Duas horas após a Advocacia-Geral da União (AGU) informar que não iria recorrer da liminar que suspendeu a nomeação de Alexandre Ramagem para a diretoria-geral da Polícia Federal, o presidente Jair Bolsonaro desautorizou a equipe jurídica do governo e disse que vai tentar reverter a decisão. "Quem manda sou eu", afirmou Bolsonaro a apoiadores, diante do Palácio da Alvorada. "Eu quero o Ramagem lá. É uma ingerência, né? Mas vamos fazer tudo para o Ramagem. Se não for, vai chegar a hora dele e eu vou botar outra pessoa."
A declaração, em tom de desafio, foi dada logo depois de Bolsonaro dar posse ao novo ministro da Justiça, André Mendonça, que substitui no cargo o ex-juiz da Lava Jato Sérgio Moro, e ao advogado-geral da União, José Levi Mello do Amaral Junior, no Palácio do Planalto. Ramagem também tomaria posse na mesma cerimônia, mas Bolsonaro sofreu outro revés do Supremo Tribunal Federal (STF).
O ministro do STF Alexandre de Moraes suspendeu a nomeação de Ramagem, amigo da família Bolsonaro, sob o argumento de que apresentava indícios de "desvio de finalidade". No despacho, Moraes alegou que a indicação contrariava princípios constitucionais de "impessoalidade, moralidade e interesse público".
Bolsonaro, então, foi aconselhado por Mendonça e pelo novo advogado-geral da União a não recorrer da decisão. O presidente relutou, mas acabou concordando e cancelou a nomeação. Revogou, ainda, sua exoneração como diretor da Agência Brasileira de Inteligência (Abin) e, assim, Ramagem pôde voltar para o seu antigo cargo.
O dia, porém, foi de tensão, cheio de idas e vindas. Na cerimônia de posse, poucas horas depois da decisão de Moraes, Bolsonaro não escondeu o aborrecimento e disse não ter desistido do "sonho" de ter o amigo, de quem se aproximou na campanha de 2018, à frente da PF.
"O senhor Ramagem, que tomaria posse, foi impedido por uma decisão monocrática.
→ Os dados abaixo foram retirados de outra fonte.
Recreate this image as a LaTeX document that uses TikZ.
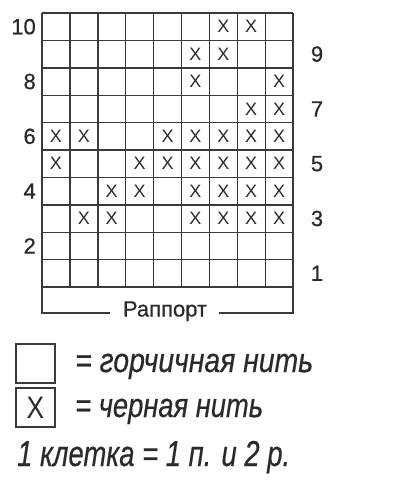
\documentclass[tikz,border=0pt]{standalone}
\usepackage{fontspec}
\setmainfont{Liberation Sans}
\newfontface\labfont[FakeBold=0.6]{Liberation Sans}
\newfontface\legfont[FakeBold=0.5]{Liberation Sans Italic}
\definecolor{ink}{HTML}{2A2A2A}
\definecolor{gridc}{HTML}{3A3A3A}
\begin{document}
\begin{tikzpicture}[x=1pt,y=-1pt,
  gridline/.style={draw=gridc,line width=1.4pt},
  xmark/.style={inner sep=0pt,text=ink,font=\fontsize{18}{18}\selectfont},
  rowlab/.style={inner sep=0pt,text=ink,font=\labfont\fontsize{22}{22}\selectfont},
  legbox/.style={draw=gridc,line width=1.4pt,minimum width=39pt,minimum height=39pt,inner sep=0pt},
  legtext/.style={inner sep=0pt,text=ink,anchor=base west,font=\legfont\fontsize{34}{34}\selectfont}]
\useasboundingbox (0,0) rectangle (400,480);
\fill[white] (0,0) rectangle (400,480);
% grid
\def\gx{42}\def\gw{27.9}\def\gy{287}\def\gh{27.4}
\foreach \i in {0,...,9}{
  \draw[gridline] ({\gx+\i*\gw},13) -- ({\gx+\i*\gw},\gy);
}
\foreach \j in {0,...,10}{
  \draw[gridline] (\gx,{\gy-\j*\gh}) -- ({\gx+9*\gw},{\gy-\j*\gh});
}
% X marks
\foreach \c/\r in {7/10,8/10,6/9,7/9,6/8,9/8,8/7,9/7,
  1/6,2/6,5/6,6/6,7/6,8/6,9/6,
  1/5,4/5,5/5,6/5,7/5,8/5,9/5,
  3/4,4/4,6/4,7/4,8/4,9/4,
  2/3,3/3,6/3,7/3,8/3,9/3}{
  \node[xmark] (x\c-\r) at ({\gx+(\c-0.5)*\gw},{\gy-(\r-0.5)*\gh}) {X};
}
% row labels
\foreach \r in {2,4,6,8,10}{
  \node[rowlab,anchor=east] (l\r) at (36,{\gy-(\r-0.5)*\gh}) {\r};
}
\foreach \r in {1,3,5,7,9}{
  \node[rowlab] (r\r) at (317,{\gy-(\r-0.5)*\gh}) {\r};
}
% rapport
\node[rowlab,anchor=base] (rap) at (165,316.5) {Раппорт};
\draw[gridline] (\gx,\gy) -- (\gx,313) -- (110,313);
\draw[gridline] (219,313) -- ({\gx+9*\gw},313) -- ({\gx+9*\gw},\gy);
% legend
\node[legbox] (b1) at (35.5,363.5) {};
\node[legbox] (b2) at (35.5,407.5) {};
\node[inner sep=0pt,text=ink,font=\fontsize{31}{31}\selectfont] (bx) at (b2.center) {\scalebox{0.85}[1]{X}};
\node[legtext] (t1) at (75,372) {\resizebox{238pt}{\height}{= горчичная нить}};
\node[legtext] (t2) at (75,417) {\resizebox{188pt}{\height}{= черная нить}};
\node[legtext,font=\legfont\fontsize{36}{36}\selectfont] (t3) at (17,466) {\resizebox{273pt}{\height}{1 клетка = 1 п. и 2 р.}};
\end{tikzpicture}
\end{document}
Gostaria de honrá-lo hoje dando posse como diretor-geral da PF. Tenho certeza que esse sonho brevemente se concretizará para o bem da nossa PF e do nosso Brasil", afirmou o presidente, no Planalto.
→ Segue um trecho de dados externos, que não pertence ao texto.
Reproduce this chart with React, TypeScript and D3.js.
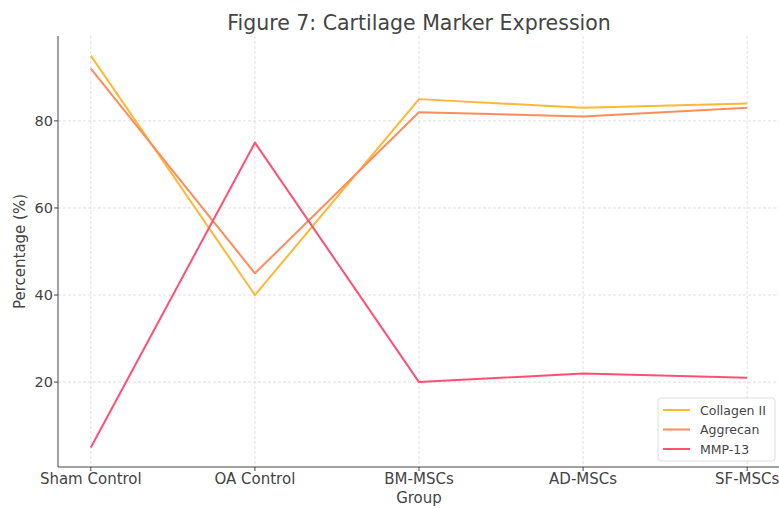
import React from "react";
import * as d3 from "d3";

const groups = ["Sham Control", "OA Control", "BM-MSCs", "AD-MSCs", "SF-MSCs"];
const collagenII = [95, 40, 85, 83, 84];
const aggrecan = [92, 45, 82, 81, 83];
const mmp13 = [5, 75, 20, 22, 21];
const yTicks = [20, 40, 60, 80];

const seriesList = [
  { name: "Collagen II", values: collagenII, color: "#FFB833" },
  { name: "Aggrecan", values: aggrecan, color: "#FF8C5A" },
  { name: "MMP-13", values: mmp13, color: "#FF5073" },
];

const W = 779;
const H = 509;
const font = "'DejaVu Sans', sans-serif";

export default function App() {
  const left = 58;
  const top = 36;
  const bottom = 467;
  const x = d3.scaleLinear().domain([-0.2, 4.2]).range([left, 780]);
  const y = d3.scaleLinear().domain([0.5, 99.5]).range([bottom, top]);
  const line = d3
    .line<number>()
    .x((_, i) => x(i))
    .y((v) => y(v));

  return (
    <svg
      width={W}
      height={H}
      style={{ position: "absolute", left: 0, top: 0, background: "#fff" }}
      fontFamily={font}
    >
      <text x={419} y={30} textAnchor="middle" fontSize={20.5} fill="#444">
        Figure 7: Cartilage Marker Expression
      </text>

      {/* grid */}
      {groups.map((g, i) => (
        <line
          key={g}
          x1={x(i)}
          x2={x(i)}
          y1={top}
          y2={bottom}
          stroke="#d8d8d8"
          strokeWidth={0.8}
          strokeDasharray="3,2"
        />
      ))}
      {yTicks.map((t) => (
        <line
          key={t}
          x1={left}
          x2={W}
          y1={y(t)}
          y2={y(t)}
          stroke="#d8d8d8"
          strokeWidth={0.8}
          strokeDasharray="3,2"
        />
      ))}

      {/* series */}
      {seriesList.map((s) => (
        <path
          key={s.name}
          d={line(s.values) ?? ""}
          fill="none"
          stroke={s.color}
          strokeWidth={2}
          strokeLinejoin="round"
        />
      ))}

      {/* axes */}
      <line x1={left} x2={left} y1={top} y2={bottom} stroke="#444" strokeWidth={1} />
      <line x1={left} x2={W} y1={bottom} y2={bottom} stroke="#444" strokeWidth={1} />
      {groups.map((g, i) => (
        <g key={g}>
          <line x1={x(i)} x2={x(i)} y1={bottom} y2={bottom + 4} stroke="#444" />
          <text x={x(i)} y={484} textAnchor="middle" fontSize={15} fill="#444">
            {g}
          </text>
        </g>
      ))}
      {yTicks.map((t) => (
        <g key={t}>
          <line x1={left - 4} x2={left} y1={y(t)} y2={y(t)} stroke="#444" />
          <text x={left - 5} y={y(t) + 5} textAnchor="end" fontSize={14.5} fill="#444">
            {t}
          </text>
        </g>
      ))}
      <text x={419} y={503} textAnchor="middle" fontSize={15} fill="#444">
        Group
      </text>
      <text
        transform={`translate(25,${(top + bottom) / 2}) rotate(-90)`}
        textAnchor="middle"
        fontSize={15}
        fill="#444"
      >
        Percentage (%)
      </text>

      {/* legend */}
      <rect x={658} y={398} width={117} height={63} rx={3} fill="#fff" fillOpacity={0.85} stroke="#ddd" />
      {seriesList.map((s, i) => (
        <g key={s.name}>
          <line x1={663} x2={690} y1={410 + i * 19.5} y2={410 + i * 19.5} stroke={s.color} strokeWidth={2} />
          <text x={700} y={410 + i * 19.5 + 4.5} fontSize={12.5} fill="#444">
            {s.name}
          </text>
        </g>
      ))}
    </svg>
  );
}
A troca no comando da corporação foi o pivô da crise que resultou no pedido de demissão de Sérgio Moro do Ministério da Justiça no último dia 24. Moro se recusou a substituir o então diretor-geral da PF, Maurício Valeixo, como queria Bolsonaro, e o acusou de interferência política. A acusação motivou a abertura de inquérito conduzido pelo decano do Supremo, Celso de Mello.
No Planalto, Bolsonaro pregou a harmonia e o respeito entre os Poderes, mas criticou o despacho de Moraes. "Não posso admitir que ninguém ouse desrespeitar ou tentar desmontar a nossa Constituição", afirmou ele, ao lado dos presidentes do STF, Dias Toffoli; do Superior Tribunal de Justiça (STJ), João Otávio de Noronha, além do ministro Gilmar Mendes. "A nossa PF não persegue ninguém, a não ser bandidos", disse o presidente.
No Supremo, há outras ações que atormentam o Planalto. Moraes, por exemplo, também investiga as manifestações do último dia 19, organizadas por apoiadores de Bolsonaro, em defesa da intervenção militar e do fechamento do Congresso e do Supremo. Na ocasião, diante do QG do Exército, o presidente subiu na caçamba de uma caminhonete e pregou "o fim da patifaria".
Está sob a alçada de Moraes, ainda, o inquérito das fake news, aberto em março do ano passado para apurar ameaças, ofensas e falsas notícias espalhadas contra integrantes da Corte nas redes sociais.
O jornal O Estado de S. Paulo revelou que ao menos doze perfis com prática sistemática de ataques ao Supremo nas redes sociais, incluindo empresários bolsonaristas, já entraram na mira da investigação. Questionado na noite desta quarta-feira sobre as novas declarações do presidente, o recém-empossado advogado-geral da União respondeu: "Já foi dito que não vamos recorrer".